Monday, July 26, 2010

ARTHUR - he does what he pleases!

I was just on set of Arthur.  They're re-making that 1981 Dudley Moore flick about a rich playboy, this time around starring another brit, Russell Brand.  Which got me thinking - what the hell is old Dudley Moore up to?  Then I discovered, he's dead!

Russell Brand is way sexier.  And alive.  And funnier, IMO.  The script is going to end up mostly his improv.  We were in a jail scene together, and they told us to show up as a jail "character".  So I arrived with cowboy boots and short jean cut-offs and told wardrobe I'd been soliciting all night!  

Between each take they sprayed us down with OIL and water.  We were supposed to be sweaty?  They did it so much and so often, I kept telling the makeup lady I was in jail, not a sauna! We're in there with Russell Brand and he's in one of those muscled-out Batman costumes with that paunchy latin deadpan comedian who's in everything (Luis Guzman) as Robin.

Do you love the liquor artillery belt?  Russell Brand was actually sniffing a water bottle filled with yellowish liquid between the takes.  I thought it was PISS he was huffing, and was kind of let down when someone asked him what it was and he said, "Cognac, or whiskey -- whatever I can get." 

He must be an addict, and good for him for having such self control because the way he relished each inhale, he really needed it, and I get that a sniff will do ya good.  When I was starving myself on that ridiculous Beyonce master cleanse fast, I would sniff at a food cart and somehow it sufficed. 
Eating my pal Kohl.  
Russell was really very cool, and made the set a joy to be on.  His character even sprung us all out of jail.  Even Tina Turner.  Everytime she walked by, I couldn't help singing "You better be good to me!" 

I'll never forget the theme song from that 80's film.  Arthur he does what he pleases/deep in his heart he's just, he's just a boy!  Do you remember that Christopher Cross number?

As a kid growing up in Oregon, we went to "choir" class at CF Tigard Elementary school and our teacher, Mr. Fay, made us sing that song.  The chorus:

"When you get lost between the moon and New York City, 
the best that you can do...the best that you can fall in love!" 

Now even as a kid thinking that was really vapid attempt at poetic license: Between the moon and New York City?  Really?  Mr. lyricist really thought he was channeling Keats when he came up with that one.  But what really killed our whole fourth grade class was that last line.  "The best that you can do is fall in love."  We couldn't ever finish the song because we all busted up laughing.  

Mr.

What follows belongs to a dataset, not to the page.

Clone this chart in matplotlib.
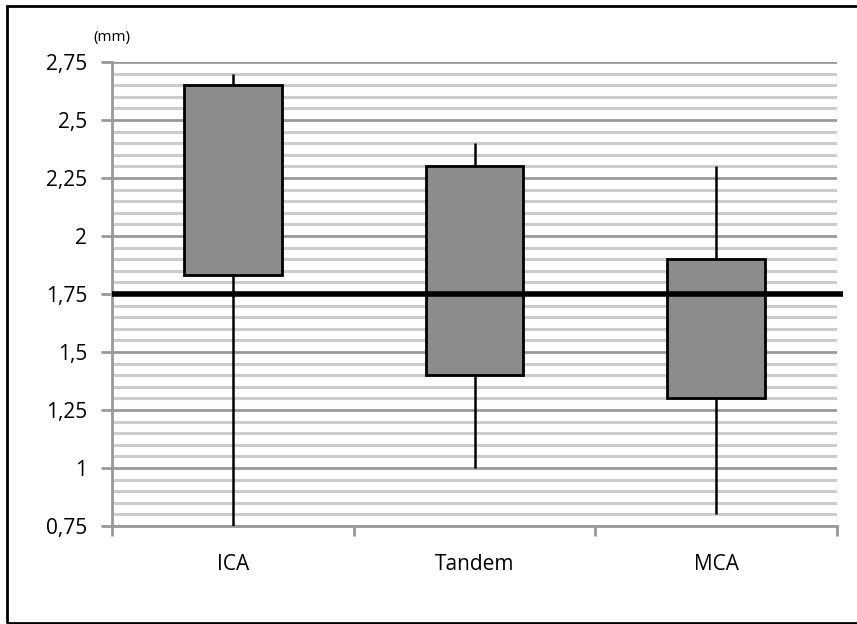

Fay took this really bad.  I remember distinctly thinking he was over-reacting, when he would say, face screwed up and near tears, "One day...ONE DAY you kids will want to fall in love.  One day you will understand there is nothing funny about love!"  Which was, of course, the funniest thing we'd ever heard. 

The next year, when we were in fifth grade, Mr. Fay taught us that Neil Diamond song "Heartlight" from the movie ET:

Turn on your heartlight, in the middle of a young boys dream... 

Now if the idea of getting lost between the moon and new york city was dumb, can you just imagine how we felt singing about a "Heartlight"? We changed the lyric to "Fartlight" and killed ourselves with laughter. Mr. Fay was beside himself.  Shortly after this, our class was informed Mr. Fay had suddenly quit CF Tigard Elementary - after suffering a "nervous breakdown" that we were partly responsible for.

Today I imagine Mr. Fay lounging in a velvet bathrobe, downing (certainly not sniffing!) a piss-colored liquid, until he arrives somewhere between the moon and new york city, and, heartlight on his sleeve, muttering melancholic: I'll bet those kids understand now about love...


Tony said...

Hey Jesse -

Fourth and fifth grade boys are constitutionally incorrigible.
Your story about your choir teacher brought back fond memories of how at that age some devilish buddies of mine and I terrorized and drove off at least a half-dozen Sunday school teachers until they found a retired Army major to take over the class. He kept us in line, but somehow Sunday School wasn't as much fun anymore.
Funny how tempting it is to upset the apple carts of the overly religious, even after 4th grade...

Anonymous said...

Thought you might like some background of those
lyrics that I actually heard from Peter Allen himself:
"Caught between the moon and New York City..." is a lyric line taken from an unpublished song that Peter
wrote with Carol Bayer Sager. When she collaborated on THE BEST THAT YOU CAN DO with Marvin Hamlisch
and Christopher Cross, she asked Peter if she could use that lyric line. He said yes in exchange for being added
to the song as the fourth writer credit. That got him the Oscar! Plus royalties! He always said he came up with
that lyric while on a plane that continued to circle JFK for an hour before landing late due to air traffic.
As he looked out his window he could see a brilliant full moon and the city below...he was "caught between..."
What wins you an Oscar can be really a fluke...or a fuck!
Best regards...

The Blackout Blog said...

between the moon and New York City

The whole time I've been reading that blog, I had no idea where the title was from! Guess it was before my time!